> _What you need to do_
Retype the opening lines of the listing below, ending with the line that contains "var zeroModes = [[1, 0], [8, 0]];", and leave out any pictures.
========================
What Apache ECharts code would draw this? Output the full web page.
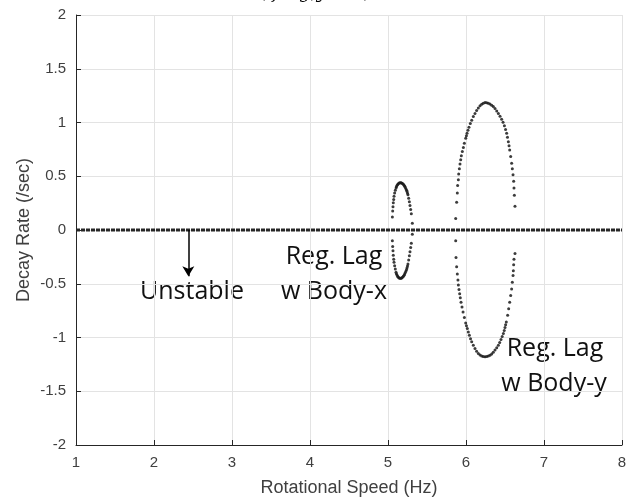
<!DOCTYPE html>
<html>
<head>
<meta charset="utf-8">
<script src="https://cdn.jsdelivr.net/npm/echarts@6/dist/echarts.min.js"></script>
<style>
html,body{margin:0;padding:0;background:#fff;}
#c{width:632px;height:502px;}
</style>
</head>
<body>
<div id="c"></div>
<script>
// ---- data ----
var xTicks = [1, 2, 3, 4, 5, 6, 7, 8];
var yTicks = [-2, -1.5, -1, -0.5, 0, 0.5, 1, 1.5, 2];

// neutral (zero decay) modes across the whole speed range
var zeroModes = [[1, 0], [8, 0]];

// Regressive lag mode coupled with body-x (small ellipse)
var lagBodyXUpper = [
  [5.056,0.120],[5.060,0.176],[5.064,0.216],[5.068,0.253],[5.073,0.283],[5.077,0.314],
  [5.085,0.345],[5.094,0.369],[5.103,0.391],[5.108,0.403],[5.115,0.413],[5.124,0.423],
  [5.132,0.431],[5.143,0.437],[5.154,0.440],[5.165,0.440],[5.175,0.437],[5.186,0.432],
  [5.197,0.425],[5.206,0.417],[5.214,0.407],[5.222,0.395],[5.231,0.382],[5.238,0.370],
  [5.244,0.357],[5.250,0.342],[5.256,0.327],[5.265,0.296],[5.274,0.262],[5.282,0.228],
  [5.291,0.191],[5.299,0.151],[5.312,0.062]
];
var lagBodyXLower = [
  [5.056,-0.101],[5.060,-0.154],[5.064,-0.194],[5.068,-0.234],[5.073,-0.271],[5.077,-0.301],
  [5.085,-0.332],[5.094,-0.363],[5.103,-0.394],[5.108,-0.407],[5.115,-0.418],[5.124,-0.430],
  [5.132,-0.440],[5.143,-0.446],[5.154,-0.449],[5.165,-0.449],[5.175,-0.446],[5.186,-0.440],
  [5.197,-0.431],[5.206,-0.421],[5.214,-0.409],[5.222,-0.396],[5.231,-0.381],[5.238,-0.367],
  [5.244,-0.351],[5.250,-0.335],[5.256,-0.317],[5.265,-0.280],[5.274,-0.240],[5.282,-0.203],
  [5.291,-0.163],[5.299,-0.123],[5.312,-0.040]
];

// Regressive lag mode coupled with body-y (large ellipse)
var lagBodyYUpper = [
  [5.868,0.108],[5.880,0.259],[5.889,0.345],[5.893,0.413],[5.902,0.468],[5.906,0.520],
  [5.915,0.570],[5.923,0.613],[5.932,0.653],[5.940,0.690],[5.953,0.730],[5.966,0.767],
  [5.979,0.807],[5.996,0.853],[6.005,0.876],[6.013,0.899],[6.025,0.928],[6.038,0.955],
  [6.055,0.990],[6.073,1.022],[6.094,1.055],[6.115,1.084],[6.136,1.112],[6.158,1.136],
  [6.180,1.155],[6.201,1.170],[6.222,1.180],[6.244,1.185],[6.265,1.184],[6.286,1.179],
  [6.307,1.172],[6.329,1.161],[6.350,1.148],[6.372,1.130],[6.394,1.108],[6.415,1.084],
  [6.436,1.058],[6.457,1.031],[6.475,1.002],[6.492,0.970],[6.507,0.936],[6.521,0.899],
  [6.532,0.862],[6.543,0.822],[6.552,0.784],[6.560,0.745],[6.573,0.684],[6.585,0.622],
  [6.594,0.570],[6.603,0.514],[6.611,0.453],[6.615,0.391],[6.620,0.323],[6.628,0.222]
];
var lagBodyYLower = [
  [5.868,-0.101],[5.872,-0.255],[5.880,-0.341],[5.889,-0.409],[5.897,-0.464],[5.902,-0.511],
  [5.910,-0.554],[5.919,-0.594],[5.927,-0.631],[5.936,-0.671],[5.949,-0.717],[5.962,-0.763],
  [5.979,-0.815],[5.996,-0.865],[6.006,-0.891],[6.017,-0.917],[6.030,-0.948],[6.043,-0.979],
  [6.058,-1.011],[6.073,-1.040],[6.094,-1.073],[6.115,-1.102],[6.136,-1.127],[6.158,-1.148],
  [6.180,-1.162],[6.201,-1.172],[6.222,-1.177],[6.244,-1.178],[6.265,-1.177],[6.286,-1.172],
  [6.307,-1.165],[6.329,-1.154],[6.350,-1.137],[6.372,-1.117],[6.394,-1.096],[6.415,-1.071],
  [6.432,-1.046],[6.449,-1.018],[6.464,-0.991],[6.479,-0.963],[6.490,-0.936],[6.500,-0.908],
  [6.508,-0.882],[6.517,-0.855],[6.534,-0.794],[6.547,-0.732],[6.560,-0.671],[6.573,-0.609],
  [6.585,-0.548],[6.594,-0.486],[6.603,-0.424],[6.607,-0.378],[6.611,-0.323],[6.615,-0.271],
  [6.628,-0.218]
];

var labelFont = 'Liberation Sans, Arial, sans-serif';
var noteFont = 'Open Sans, sans-serif';
var axisColor = '#262626';
var textColor = '#404040';

var chart = echarts.init(document.getElementById('c'), null, {renderer: 'canvas'});

function dotSeries(name, data) {
  return {
    name: name,
    type: 'scatter',
    data: data,
    symbol: 'circle',
    symbolSize: 3,
    itemStyle: {color: '#1a1a1a', opacity: 0.85},
    silent: true,
    animation: false,
    z: 3
  };
}

var option = {
  animation: false,
  backgroundColor: '#fff',
  grid: {left: 76, right: 10, top: 15, bottom: 55, containLabel: false},
  xAxis: {
    type: 'value',
    min: xTicks[0],
    max: xTicks[xTicks.length - 1],
    interval: 1,
    name: 'Rotational Speed (Hz)',
    nameLocation: 'middle',
    nameGap: 34,
    nameMoveOverlap: false,
    nameTextStyle: {color: textColor, fontFamily: labelFont, fontSize: 18},
    axisLine: {show: true, onZero: false, lineStyle: {color: axisColor, width: 1}},
    axisTick: {show: true, inside: true, length: 5, lineStyle: {color: axisColor}},
    axisLabel: {color: textColor, fontFamily: labelFont, fontSize: 15, margin: 10},
    splitLine: {show: true, lineStyle: {color: '#e3e3e3', width: 1}}
  },
  yAxis: {
    type: 'value',
    min: yTicks[0],
    max: yTicks[yTicks.length - 1],
    interval: 0.5,
    name: 'Decay Rate (/sec)',
    nameLocation: 'middle',
    nameGap: 43,
    nameMoveOverlap: false,
    nameRotate: 90,
    nameTextStyle: {color: textColor, fontFamily: labelFont, fontSize: 18},
    axisLine: {show: true, onZero: false, lineStyle: {color: axisColor, width: 1}},
    axisTick: {show: true, inside: true, length: 5, lineStyle: {color: axisColor}},
    axisLabel: {color: textColor, fontFamily: labelFont, fontSize: 15, margin: 10},
    splitLine: {show: true, lineStyle: {color: '#e3e3e3', width: 1}}
  },
  series: [
    {
      name: 'neutral',
      type: 'line',
      data: zeroModes,
      showSymbol: false,
      lineStyle: {color: '#262626', width: 3, type: [4, 1]},
      silent: true,
      z: 2,
      markLine: {
        silent: true,
        symbol: ['none', 'arrow'],
        symbolSize: [9, 10],
        label: {show: false},
        lineStyle: {color: '#000', width: 1.5, type: 'solid'},
        data: [[{coord: [2.44, 0]}, {coord: [2.44, -0.43]}]]
      }
    },
    dotSeries('lagBodyXUpper', lagBodyXUpper),
    dotSeries('lagBodyXLower', lagBodyXLower),
    dotSeries('lagBodyYUpper', lagBodyYUpper),
    dotSeries('lagBodyYLower', lagBodyYLower)
  ],
  graphic: [
    {type: 'text', left: 'center', top: -16, silent: true,
     style: {text: '(ζ lag,y = 0)', font: 'italic 18px DejaVu Serif, serif', fill: '#000'}},
    {type: 'text', x: 192, y: 292, silent: true,
     style: {text: 'Unstable', font: '25px ' + noteFont, fill: '#111', textAlign: 'center', textVerticalAlign: 'middle'}},
    {type: 'text', x: 334, y: 257, silent: true,
     style: {text: 'Reg. Lag', font: '25px ' + noteFont, fill: '#111', textAlign: 'center', textVerticalAlign: 'middle'}},
    {type: 'text', x: 334, y: 292, silent: true,
     style: {text: 'w Body-x', font: '25px ' + noteFont, fill: '#111', textAlign: 'center', textVerticalAlign: 'middle'}},
    {type: 'text', x: 555, y: 349, silent: true,
     style: {text: 'Reg. Lag', font: '25px ' + noteFont, fill: '#111', textAlign: 'center', textVerticalAlign: 'middle'}},
    {type: 'text', x: 554, y: 384, silent: true,
     style: {text: 'w Body-y', font: '25px ' + noteFont, fill: '#111', textAlign: 'center', textVerticalAlign: 'middle'}}
  ]
};
chart.setOption(option);
</script>
</body>
</html>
========================
> _Task response_
What Apache ECharts code would draw this? Output the full web page.
<!DOCTYPE html>
<html>
<head>
<meta charset="utf-8">
<script src="https://cdn.jsdelivr.net/npm/echarts@6/dist/echarts.min.js"></script>
<style>
html,body{margin:0;padding:0;background:#fff;}
#c{width:632px;height:502px;}
</style>
</head>
<body>
<div id="c"></div>
<script>
// ---- data ----
var xTicks = [1, 2, 3, 4, 5, 6, 7, 8];
var yTicks = [-2, -1.5, -1, -0.5, 0, 0.5, 1, 1.5, 2];

// neutral (zero decay) modes across the whole speed range
var zeroModes = [[1, 0], [8, 0]];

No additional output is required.